Given data
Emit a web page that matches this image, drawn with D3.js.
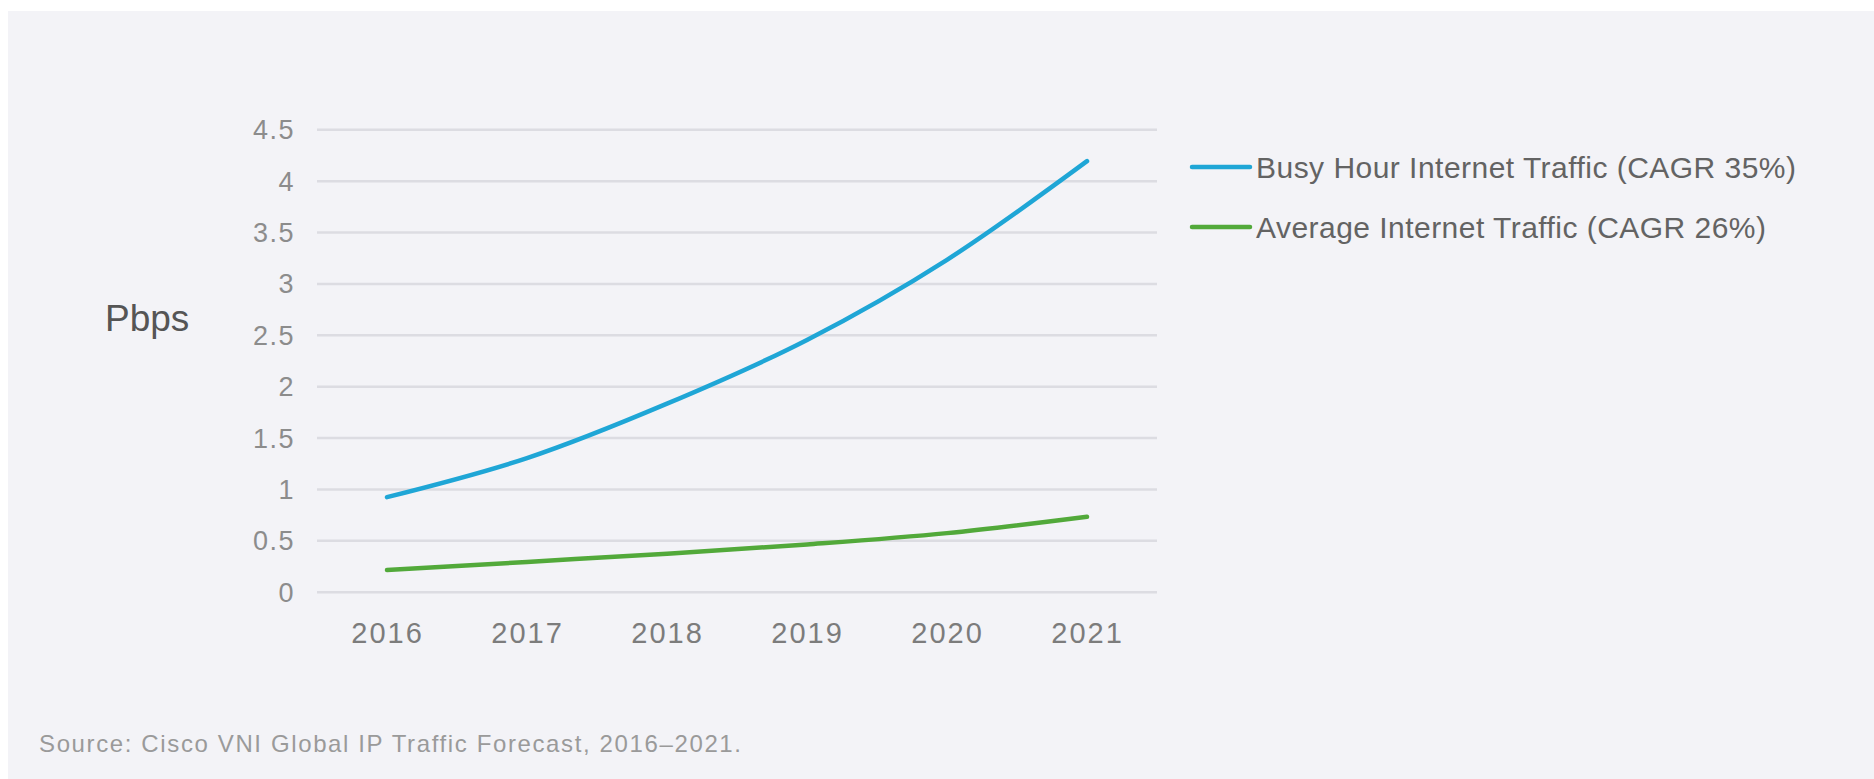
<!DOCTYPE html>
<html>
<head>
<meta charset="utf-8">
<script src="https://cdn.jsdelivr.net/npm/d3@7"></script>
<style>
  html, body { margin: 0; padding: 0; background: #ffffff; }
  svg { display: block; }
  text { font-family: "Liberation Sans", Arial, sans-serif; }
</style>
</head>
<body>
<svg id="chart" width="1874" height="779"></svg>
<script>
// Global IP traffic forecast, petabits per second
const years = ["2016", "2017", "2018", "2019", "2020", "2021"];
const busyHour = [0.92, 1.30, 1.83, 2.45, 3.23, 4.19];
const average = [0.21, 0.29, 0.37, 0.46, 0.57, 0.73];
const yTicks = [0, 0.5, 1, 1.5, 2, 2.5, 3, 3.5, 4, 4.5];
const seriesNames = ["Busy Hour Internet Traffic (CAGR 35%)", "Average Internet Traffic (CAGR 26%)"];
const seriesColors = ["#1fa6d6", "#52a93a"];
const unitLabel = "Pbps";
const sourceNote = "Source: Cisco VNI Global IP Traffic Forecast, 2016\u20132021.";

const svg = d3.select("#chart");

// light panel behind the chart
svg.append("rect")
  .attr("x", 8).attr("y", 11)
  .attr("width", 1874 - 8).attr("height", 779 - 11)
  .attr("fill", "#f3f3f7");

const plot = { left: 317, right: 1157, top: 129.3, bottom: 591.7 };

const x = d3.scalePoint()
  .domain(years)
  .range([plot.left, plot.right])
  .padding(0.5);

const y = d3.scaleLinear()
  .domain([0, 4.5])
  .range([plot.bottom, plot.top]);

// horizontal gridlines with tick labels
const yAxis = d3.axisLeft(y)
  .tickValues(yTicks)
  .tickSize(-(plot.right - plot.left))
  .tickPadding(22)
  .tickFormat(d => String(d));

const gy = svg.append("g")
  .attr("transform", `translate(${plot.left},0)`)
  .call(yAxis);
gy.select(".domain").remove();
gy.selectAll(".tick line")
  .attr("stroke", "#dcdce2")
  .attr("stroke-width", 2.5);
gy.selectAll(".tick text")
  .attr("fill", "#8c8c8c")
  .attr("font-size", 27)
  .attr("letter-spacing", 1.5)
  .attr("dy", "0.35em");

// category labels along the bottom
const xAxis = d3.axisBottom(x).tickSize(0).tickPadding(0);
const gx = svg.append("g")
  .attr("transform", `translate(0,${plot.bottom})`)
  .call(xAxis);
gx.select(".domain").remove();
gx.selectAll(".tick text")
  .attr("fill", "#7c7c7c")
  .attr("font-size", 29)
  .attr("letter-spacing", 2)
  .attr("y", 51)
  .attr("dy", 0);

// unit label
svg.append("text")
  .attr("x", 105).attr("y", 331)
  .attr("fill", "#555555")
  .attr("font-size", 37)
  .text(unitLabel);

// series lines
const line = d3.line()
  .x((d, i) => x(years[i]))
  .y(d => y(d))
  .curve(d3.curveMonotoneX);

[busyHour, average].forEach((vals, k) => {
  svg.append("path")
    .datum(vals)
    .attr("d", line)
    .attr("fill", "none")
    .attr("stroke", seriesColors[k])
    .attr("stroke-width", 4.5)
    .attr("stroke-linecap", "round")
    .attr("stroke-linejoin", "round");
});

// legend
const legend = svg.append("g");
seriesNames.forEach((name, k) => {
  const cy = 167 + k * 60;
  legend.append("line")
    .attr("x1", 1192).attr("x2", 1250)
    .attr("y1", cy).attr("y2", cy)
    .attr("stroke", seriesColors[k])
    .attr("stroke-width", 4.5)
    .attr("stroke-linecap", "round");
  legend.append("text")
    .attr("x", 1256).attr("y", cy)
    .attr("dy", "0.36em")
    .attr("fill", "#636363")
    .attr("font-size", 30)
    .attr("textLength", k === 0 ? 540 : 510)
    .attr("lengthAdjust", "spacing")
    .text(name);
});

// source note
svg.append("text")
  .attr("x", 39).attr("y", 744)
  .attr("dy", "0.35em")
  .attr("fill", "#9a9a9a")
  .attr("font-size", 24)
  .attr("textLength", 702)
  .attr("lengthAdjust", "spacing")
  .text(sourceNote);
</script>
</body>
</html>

Required work
Copy out all of the data word for word. Do not carry over any picture.

Output of the exercise
Emit a web page that matches this image, drawn with D3.js.
<!DOCTYPE html>
<html>
<head>
<meta charset="utf-8">
<script src="https://cdn.jsdelivr.net/npm/d3@7"></script>
<style>
  html, body { margin: 0; padding: 0; background: #ffffff; }
  svg { display: block; }
  text { font-family: "Liberation Sans", Arial, sans-serif; }
</style>
</head>
<body>
<svg id="chart" width="1874" height="779"></svg>
<script>
// Global IP traffic forecast, petabits per second
const years = ["2016", "2017", "2018", "2019", "2020", "2021"];
const busyHour = [0.92, 1.30, 1.83, 2.45, 3.23, 4.19];
const average = [0.21, 0.29, 0.37, 0.46, 0.57, 0.73];
const yTicks = [0, 0.5, 1, 1.5, 2, 2.5, 3, 3.5, 4, 4.5];
const seriesNames = ["Busy Hour Internet Traffic (CAGR 35%)", "Average Internet Traffic (CAGR 26%)"];
const seriesColors = ["#1fa6d6", "#52a93a"];
const unitLabel = "Pbps";
const sourceNote = "Source: Cisco VNI Global IP Traffic Forecast, 2016\u20132021.";

const svg = d3.select("#chart");

// light panel behind the chart
svg.append("rect")
  .attr("x", 8).attr("y", 11)
  .attr("width", 1874 - 8).attr("height", 779 - 11)
  .attr("fill", "#f3f3f7");

const plot = { left: 317, right: 1157, top: 129.3, bottom: 591.7 };

const x = d3.scalePoint()
  .domain(years)
  .range([plot.left, plot.right])
  .padding(0.5);

const y = d3.scaleLinear()
  .domain([0, 4.5])
  .range([plot.bottom, plot.top]);

// horizontal gridlines with tick labels
const yAxis = d3.axisLeft(y)
  .tickValues(yTicks)
  .tickSize(-(plot.right - plot.left))
  .tickPadding(22)
  .tickFormat(d => String(d));

const gy = svg.append("g")
  .attr("transform", `translate(${plot.left},0)`)
  .call(yAxis);
gy.select(".domain").remove();
gy.selectAll(".tick line")
  .attr("stroke", "#dcdce2")
  .attr("stroke-width", 2.5);
gy.selectAll(".tick text")
  .attr("fill", "#8c8c8c")
  .attr("font-size", 27)
  .attr("letter-spacing", 1.5)
  .attr("dy", "0.35em");

// category labels along the bottom
const xAxis = d3.axisBottom(x).tickSize(0).tickPadding(0);
const gx = svg.append("g")
  .attr("transform", `translate(0,${plot.bottom})`)
  .call(xAxis);
gx.select(".domain").remove();
gx.selectAll(".tick text")
  .attr("fill", "#7c7c7c")
  .attr("font-size", 29)
  .attr("letter-spacing", 2)
  .attr("y", 51)
  .attr("dy", 0);

// unit label
svg.append("text")
  .attr("x", 105).attr("y", 331)
  .attr("fill", "#555555")
  .attr("font-size", 37)
  .text(unitLabel);

// series lines
const line = d3.line()
  .x((d, i) => x(years[i]))
  .y(d => y(d))
  .curve(d3.curveMonotoneX);

[busyHour, average].forEach((vals, k) => {
  svg.append("path")
    .datum(vals)
    .attr("d", line)
    .attr("fill", "none")
    .attr("stroke", seriesColors[k])
    .attr("stroke-width", 4.5)
    .attr("stroke-linecap", "round")
    .attr("stroke-linejoin", "round");
});

// legend
const legend = svg.append("g");
seriesNames.forEach((name, k) => {
  const cy = 167 + k * 60;
  legend.append("line")
    .attr("x1", 1192).attr("x2", 1250)
    .attr("y1", cy).attr("y2", cy)
    .attr("stroke", seriesColors[k])
    .attr("stroke-width", 4.5)
    .attr("stroke-linecap", "round");
  legend.append("text")
    .attr("x", 1256).attr("y", cy)
    .attr("dy", "0.36em")
    .attr("fill", "#636363")
    .attr("font-size", 30)
    .attr("textLength", k === 0 ? 540 : 510)
    .attr("lengthAdjust", "spacing")
    .text(name);
});

// source note
svg.append("text")
  .attr("x", 39).attr("y", 744)
  .attr("dy", "0.35em")
  .attr("fill", "#9a9a9a")
  .attr("font-size", 24)
  .attr("textLength", 702)
  .attr("lengthAdjust", "spacing")
  .text(sourceNote);
</script>
</body>
</html>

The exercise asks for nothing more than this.